2010-08-18 langenstein 008
Originally uploaded by antje b.
Near the town that I spent second most of my childhood in, I was shown a little gem of local history the other day that I didn't even know existed. We have a lot of sandstone hills and mountains in our area, and naturally there are quite a few caves in the rock. However, humans have helped things along a bit here and there, and this is an example:
The cave apartments in Langenstein were dug into the relatively soft sandstone by labourers working for the local landowner. They paid a token amount and were equipped with the tools by their employer and then dug their own digs, if you like.
All this happened during the mid 19th century. The abodes had a front room with a window, a kitchen or kitchenette (although I doubt they called it that) with a vent (i.e. a hole in the 'roof') and one or more bedrooms or rather alcoves for beds deeper in the rock face.
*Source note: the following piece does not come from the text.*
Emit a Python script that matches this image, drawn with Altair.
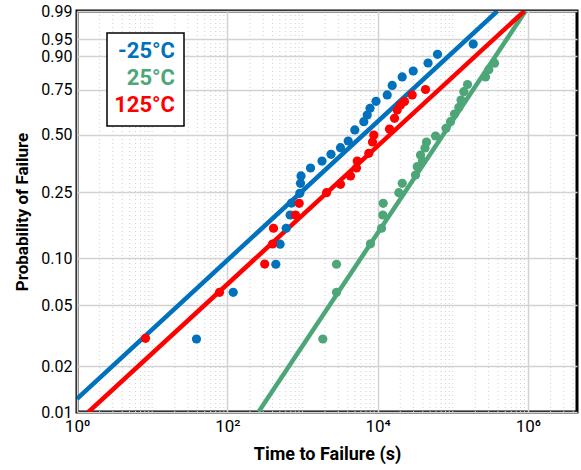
import math
import json
import altair as alt
import pandas as pd

# ---------------- data ----------------
temps = ["-25°C", "25°C", "125°C"]
colors = ["#0072BD", "#4DA678", "#FF0000"]

blue_t = [38.9, 119.8, 442, 504, 608, 685, 715, 922, 942, 957, 1280, 1820, 2399,
          3208, 4062, 4975, 6550, 7275, 7925, 9525, 13420, 15640, 21240, 29780,
          46880, 62660, 187100]
blue_p = [0.0302, 0.0607, 0.0916, 0.1224, 0.1534, 0.1845, 0.2172, 0.2473, 0.2817,
          0.3094, 0.3418, 0.3720, 0.4030, 0.4345, 0.4684, 0.5265, 0.5720, 0.6093,
          0.6468, 0.6860, 0.7210, 0.7714, 0.8137, 0.8413, 0.8751, 0.9071, 0.9380]

green_t = [1866, 2839, 2839, 8044, 11270, 11730, 11870, 19150, 21260, 31940, 33640,
           39590, 37230, 42730, 44740, 58960, 81340, 93350, 105500, 120400, 128800,
           140300, 157100, 272800, 301800, 359400]
green_p = [0.0302, 0.0607, 0.0916, 0.1230, 0.1534, 0.1845, 0.2164, 0.2493, 0.2817,
           0.3132, 0.3473, 0.3720, 0.3996, 0.4332, 0.4632, 0.4943, 0.5357, 0.5720,
           0.6148, 0.6516, 0.6933, 0.7386, 0.7764, 0.8137, 0.8471, 0.8743]

red_t = [8.155, 78.8, 314.6, 399.6, 412, 808, 905, 2089, 3208, 4359, 5237, 5354,
         7638, 8551, 8901, 14400, 16790, 18230, 20170, 22800, 28870, 43390]
red_p = [0.0305, 0.0607, 0.0919, 0.1227, 0.1534, 0.1845, 0.2164, 0.2493, 0.2782,
         0.3094, 0.3418, 0.3720, 0.4076, 0.4632, 0.4996, 0.5318, 0.5909, 0.6374,
         0.6655, 0.6850, 0.7210, 0.7503]

# fitted Weibull lines: end points
blue_fit_t = [1.0, 393000]
blue_fit_p = [0.0122, 0.99]
green_fit_t = [260, 930000]
green_fit_p = [0.01, 0.99]
red_fit_t = [1.42, 900000]
red_fit_p = [0.01, 0.99]

prob_ticks = [0.01, 0.02, 0.05, 0.10, 0.25, 0.50, 0.75, 0.90, 0.95, 0.99]
prob_labels = ["0.01", "0.02", "0.05", "0.10", "0.25", "0.50", "0.75", "0.90", "0.95", "0.99"]
x_major = [1, 100, 10000, 1000000]
x_labels = ["10⁰", "10²", "10⁴", "10⁶"]
x_max = 4.5e6

FONT = "Roboto"


def weib(p):
    return math.log(-math.log(1.0 - p))


pts = []
fits = []
for name, ts, ps, fts, fps in [
    (temps[0], blue_t, blue_p, blue_fit_t, blue_fit_p),
    (temps[1], green_t, green_p, green_fit_t, green_fit_p),
    (temps[2], red_t, red_p, red_fit_t, red_fit_p),
]:
    for t, p in zip(ts, ps):
        pts.append({"series": name, "t": t, "p": p})
    for t, p in zip(fts, fps):
        fits.append({"series": name, "t": t, "p": p})
pts = pd.DataFrame(pts)
fits = pd.DataFrame(fits)

y_vals = [weib(p) for p in prob_ticks]
y_dom = [y_vals[0], y_vals[-1]]

x_minor = [k * 10 ** n for n in range(0, 7) for k in range(1, 10)
           if k * 10 ** n <= x_max and k * 10 ** n not in x_major]
minor_df = pd.DataFrame({"t": x_minor})

x_label_expr = f"{json.dumps(x_labels)}[indexof({json.dumps(x_major)}, datum.value)]"
y_label_expr = f"{json.dumps(prob_labels)}[indexof({json.dumps(y_vals)}, datum.value)]"

color_scale = alt.Scale(domain=temps, range=colors)

x_enc = alt.X(
    "t:Q",
    scale=alt.Scale(type="log", domain=[1, x_max], nice=False),
    axis=alt.Axis(
        values=x_major, labelExpr=x_label_expr, title="Time to Failure (s)",
        grid=True, ticks=False, domain=False, labelFontSize=17, labelPadding=6,
        titleFontSize=18, titlePadding=11, labelFlush=False,
    ),
)
y_enc = alt.Y(
    "W:Q",
    scale=alt.Scale(domain=y_dom, nice=False, zero=False),
    axis=alt.Axis(
        values=y_vals, labelExpr=y_label_expr, title="Probability of Failure",
        grid=True, ticks=False, domain=False, labelFontSize=16, labelPadding=5,
        titleFontSize=17, titlePadding=9,
    ),
)

minor = alt.Chart(minor_df).mark_rule(
    color="#cfcfcf", strokeWidth=1, strokeDash=[1, 3]
).encode(x=alt.X("t:Q"))

lines = alt.Chart(fits).transform_calculate(
    W="log(-log(1 - datum.p))"
).mark_line(strokeWidth=4.5, clip=True).encode(
    x=x_enc, y=y_enc,
    color=alt.Color("series:N", scale=color_scale, legend=None),
    detail="series:N",
)

points = alt.Chart(pts).transform_calculate(
    W="log(-log(1 - datum.p))"
).mark_circle(size=85, opacity=1, clip=True).encode(
    x=x_enc, y=y_enc,
    color=alt.Color("series:N", scale=color_scale, legend=None),
)

box = alt.Chart(pd.DataFrame({"a": [0]})).mark_rect(
    fill="white", stroke="black", strokeWidth=1.5
).encode(x=alt.value(30), x2=alt.value(107), y=alt.value(22), y2=alt.value(115))

legend_y = [47, 74, 101]
legend_layers = []
for name, col, yy in zip(temps, colors, legend_y):
    legend_layers.append(
        alt.Chart(pd.DataFrame({"label": [name]})).mark_text(
            align="right", baseline="alphabetic", fontSize=22, fontWeight="bold",
            font=FONT, color=col,
        ).encode(x=alt.value(98), y=alt.value(yy), text="label:N")
    )

chart = alt.layer(minor, lines, points, box, *legend_layers).properties(
    width=500, height=401,
    autosize=alt.AutoSizeParams(type="none"),
    padding={"left": 77, "top": 11, "right": 4, "bottom": 58},
).configure_view(
    stroke="black", strokeWidth=3
).configure_axis(
    labelFont=FONT, titleFont=FONT, labelColor="black", titleColor="black",
    titleFontWeight="bold", gridColor="#d2d2d2", gridWidth=1.5,
)

chart.save("out.html", embed_options={"renderer": "svg", "actions": False})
Apparently, the places were not really damp or cold, seeing as the kitchens were used on a daily basis which kept the caves dry.
By the turn of the century, the flats were abandoned and have since then been used for storage. Recently, a volunteer group was set up to restore the caves as an informal and private museum to keep this part of local history alive. A few of several flats have been filled with typical furniture (bought on flea markets) of the time and the class of people who'd have lived there. Others are still empty. All this is done on a voluntary basis by people who are laudably enthusiastic about the place they live in. Visiting the museum is free, only one of the flats has a jar near the entrance for donations to finance the maintenance work.
All the more astonishing is the story of a visitor from outside the region who, judging by the number plate (German number plates show the place the vehicle is registered in), came a long way to see the caves which were open but unsupervised at that time of the day, and at the end of the visit helped himself to an oil lamp he rather fancied. When he was apprehended in the street and challenged about the item he'd taken from the museum, his excuse was: "Well, the place was open."